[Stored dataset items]
— start —
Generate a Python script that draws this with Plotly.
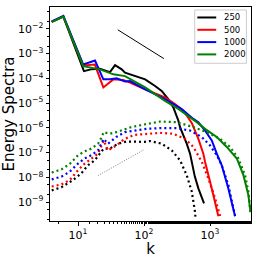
import plotly.graph_objects as go

# ---- data ----
labels = ["250", "500", "1000", "2000"]
colors = ["black", "red", "blue", "green"]

# solid spectra
k_250 = [4, 6, 12.3, 15.7, 21.5, 30.5, 36.4, 45.9, 51.5, 73, 104, 147, 185, 233, 278, 331, 351, 443, 498, 587, 665, 810]
E_250 = [1.9e-2, 3.1e-2, 1.95e-4, 2.3e-4, 2.45e-4, 1.78e-4, 3.4e-4, 2.3e-4, 1.7e-4, 1.23e-4, 9.1e-5, 4.9e-5, 3.1e-5, 1.45e-5,
         6.7e-6, 1.96e-6, 1.07e-6, 2.3e-7, 9.1e-8, 1.1e-8, 3.6e-9, 8.9e-10]

k_500 = [4, 6, 12, 18, 24.2, 34.3, 48.5, 61.3, 104, 208, 295, 394, 528, 665, 791, 839, 1061, 1336]
E_500 = [1.9e-2, 3.1e-2, 3.3e-4, 3.6e-4, 4.3e-5, 9.1e-5, 8.5e-5, 6.7e-5, 3.6e-5, 1.7e-5, 9.1e-6, 4.9e-6, 1.58e-6, 3.6e-7,
         9.1e-8, 4.3e-8, 3.6e-9, 2.7e-10]

k_1000 = [4, 6, 12, 18.1, 24.2, 30.5, 38.5, 51.5, 61.3, 104, 208, 372, 559, 665, 839, 1061, 1264, 1504, 1893, 2393]
E_1000 = [2.0e-2, 3.3e-2, 3.6e-4, 5.2e-4, 9.1e-5, 9.1e-5, 1.0e-4, 7.4e-5, 7.8e-5, 3.6e-5, 1.45e-5, 5.8e-6, 2.3e-6, 1.7e-6,
          7.8e-7, 3.1e-7, 9.1e-8, 3.1e-8, 3.6e-9, 2.7e-10]

k_2000 = [4, 6, 12, 21.5, 34.3, 51.5, 104, 208, 331, 469, 628, 839, 1264, 1791, 2541, 3200, 3802, 4100]
E_2000 = [1.9e-2, 3.1e-2, 3.1e-4, 2.3e-4, 1.45e-4, 1.23e-4, 4.3e-5, 1.23e-5, 5.8e-6, 3.1e-6, 1.7e-6, 9.1e-7, 4.3e-7, 1.7e-7,
          5.8e-8, 1.23e-8, 1.95e-9, 4.0e-10]

# dotted spectra
kd_250 = [4, 5.6, 8.4, 11.2, 14.2, 17.9, 24.5, 30.2, 40.4, 54, 72, 102, 123, 185, 263, 351, 443, 528, 590, 600]
Ed_250 = [3.0e-9, 4.0e-9, 7.8e-9, 1.45e-8, 3.1e-8, 4.9e-8, 1.45e-7, 1.45e-7, 2.3e-7, 2.8e-7, 2.8e-7, 2.7e-7, 2.95e-7,
          2.3e-7, 1.23e-7, 4.9e-8, 1.23e-8, 2.7e-9, 4.3e-10, 2.6e-10]

kd_500 = [4, 5.6, 7.5, 10, 12.6, 15.9, 20.1, 24.5, 28.5, 38, 50.9, 72, 108, 175, 278, 418, 559, 748, 942, 1191, 1419]
Ed_500 = [4.3e-9, 5.2e-9, 7.8e-9, 1.95e-8, 3.6e-8, 5.8e-8, 9.1e-8, 3.1e-7, 1.23e-7, 1.95e-7, 3.6e-7, 5.2e-7, 5.8e-7,
          6.3e-7, 5.8e-7, 3.6e-7, 1.7e-7, 4.3e-8, 9.1e-9, 1.45e-9, 2.75e-10]

kd_1000 = [4, 5.6, 7.5, 10, 12.6, 15.9, 20.1, 24.5, 28.5, 38, 50.9, 72, 108, 175, 313, 498, 748, 1000, 1264, 1504, 1893, 2393]
Ed_1000 = [8.3e-9, 1.07e-8, 1.7e-8, 3.6e-8, 5.8e-8, 7.8e-8, 1.23e-7, 3.6e-7, 2.3e-7, 4.3e-7, 6.7e-7, 7.8e-7, 9.1e-7,
           9.8e-7, 9.8e-7, 7.8e-7, 4.3e-7, 1.95e-7, 7.8e-8, 3.1e-8, 4.9e-9, 2.75e-10]

kd_2000 = [4, 5.6, 7.5, 10, 12.6, 15.9, 20.1, 22.5, 24.5, 30.2, 38, 48, 64, 91, 175, 313, 559, 891, 1419, 2009, 2687,
           3390, 3802, 4100]
Ed_2000 = [1.58e-8, 2.1e-8, 3.5e-8, 7.8e-8, 1.12e-7, 1.45e-7, 2.3e-7, 3.9e-7, 6.7e-7, 5.8e-7, 6.7e-7, 8.5e-7, 1.07e-6,
           1.3e-6, 1.8e-6, 1.7e-6, 1.07e-6, 6.7e-7, 3.6e-7, 1.7e-7, 5.8e-8, 1.23e-8, 2.7e-9, 3.5e-10]

# reference slopes
k_ref53 = [40, 200]
E_ref53 = [10 ** 0.63 * kk ** (-5.0 / 3.0) for kk in k_ref53]
k_ref32 = [20, 100]
E_ref32 = [10 ** (-7.93) * (kk / 20.0) ** 1.5 for kk in k_ref32]

x_ticks = [10, 100, 1000]
x_ticktext = ["10<sup>1</sup>", "10<sup>2</sup>", "10<sup>3</sup>"]
y_ticks = [1e-9, 1e-8, 1e-7, 1e-6, 1e-5, 1e-4, 1e-3, 1e-2]
y_ticktext = ["10<sup>−%d</sup>" % n for n in range(9, 1, -1)]

solid = [(k_250, E_250), (k_500, E_500), (k_1000, E_1000), (k_2000, E_2000)]
dotted = [(kd_250, Ed_250), (kd_500, Ed_500), (kd_1000, Ed_1000), (kd_2000, Ed_2000)]

fig = go.Figure()
for (kk, ee), lab, col in zip(solid, labels, colors):
    fig.add_trace(go.Scatter(x=kk, y=ee, mode="lines", name=lab, showlegend=False,
                             line=dict(color=col, width=2)))
for (kk, ee), lab, col in zip(dotted, labels, colors):
    fig.add_trace(go.Scatter(x=kk, y=ee, mode="lines", showlegend=False,
                             line=dict(color=col, width=2.2, dash="2px,3px")))
fig.add_trace(go.Scatter(x=k_ref53, y=E_ref53, mode="lines", showlegend=False,
                         line=dict(color="black", width=1)))
fig.add_trace(go.Scatter(x=k_ref32, y=E_ref32, mode="lines", showlegend=False,
                         line=dict(color="gray", width=1, dash="1px,1.5px")))

axis_common = dict(showline=True, linecolor="black", linewidth=1, mirror=True, automargin=False,
                   showgrid=False, zeroline=False, ticks="outside", ticklen=3.5,
                   tickcolor="black", tickfont=dict(family="DejaVu Sans", size=11, color="black"),
                   minor=dict(ticks="outside", ticklen=2, tickcolor="black", showgrid=False))

fig.update_xaxes(type="log", range=[0.576, 3.62], tickvals=x_ticks, ticktext=x_ticktext,
                 title=dict(text="k", font=dict(family="DejaVu Sans", size=15, color="black"), standoff=0),
                 **axis_common)
fig.update_yaxes(type="log", range=[-9.76, -1.12], tickvals=y_ticks, ticktext=y_ticktext,
                 title=dict(text="Energy Spectra", font=dict(family="DejaVu Sans", size=15, color="black"), standoff=2),
                 **axis_common)

# legend box (drawn in paper coordinates, matplotlib style)
leg_rows = [0.951, 0.8935, 0.836, 0.7785]
shapes = [dict(type="rect", xref="paper", yref="paper", x0=0.720, x1=0.977, y0=0.737, y1=0.986,
               line=dict(color="#cccccc", width=1), fillcolor="white", layer="above")]
annotations = []
for lab, col, yy in zip(labels, colors, leg_rows):
    shapes.append(dict(type="line", xref="paper", yref="paper", x0=0.733, x1=0.827, y0=yy, y1=yy,
                       line=dict(color=col, width=2), layer="above"))
    annotations.append(dict(text=lab, xref="paper", yref="paper", x=0.857, y=yy, xanchor="left",
                            yanchor="middle", showarrow=False,
                            font=dict(family="DejaVu Sans", size=8.5, color="black")))

fig.update_layout(
    template="none",
    width=258, height=258,
    margin=dict(l=50, r=7, t=7, b=37, autoexpand=False),
    paper_bgcolor="white", plot_bgcolor="white",
    font=dict(family="DejaVu Sans", color="black"),
    showlegend=False,
    shapes=shapes,
    annotations=annotations,
)

fig.write_html("out.html", config={"displayModeBar": False},
               post_script="document.body.style.margin='0';document.body.style.padding='0';")
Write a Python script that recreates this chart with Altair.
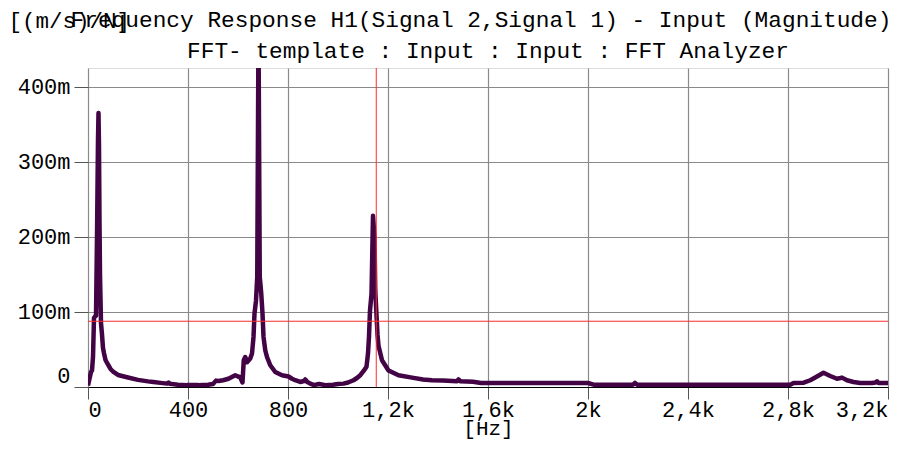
— end —
▶ **Requirements**
All lines from the start of the entries above through the line containing "1.1e-8, 3.6e-9, 8.9e-10]" are to be given again exactly; the pictures are not.

▶ **Solution for this task**
Generate a Python script that draws this with Plotly.
import plotly.graph_objects as go

# ---- data ----
labels = ["250", "500", "1000", "2000"]
colors = ["black", "red", "blue", "green"]

# solid spectra
k_250 = [4, 6, 12.3, 15.7, 21.5, 30.5, 36.4, 45.9, 51.5, 73, 104, 147, 185, 233, 278, 331, 351, 443, 498, 587, 665, 810]
E_250 = [1.9e-2, 3.1e-2, 1.95e-4, 2.3e-4, 2.45e-4, 1.78e-4, 3.4e-4, 2.3e-4, 1.7e-4, 1.23e-4, 9.1e-5, 4.9e-5, 3.1e-5, 1.45e-5,
         6.7e-6, 1.96e-6, 1.07e-6, 2.3e-7, 9.1e-8, 1.1e-8, 3.6e-9, 8.9e-10]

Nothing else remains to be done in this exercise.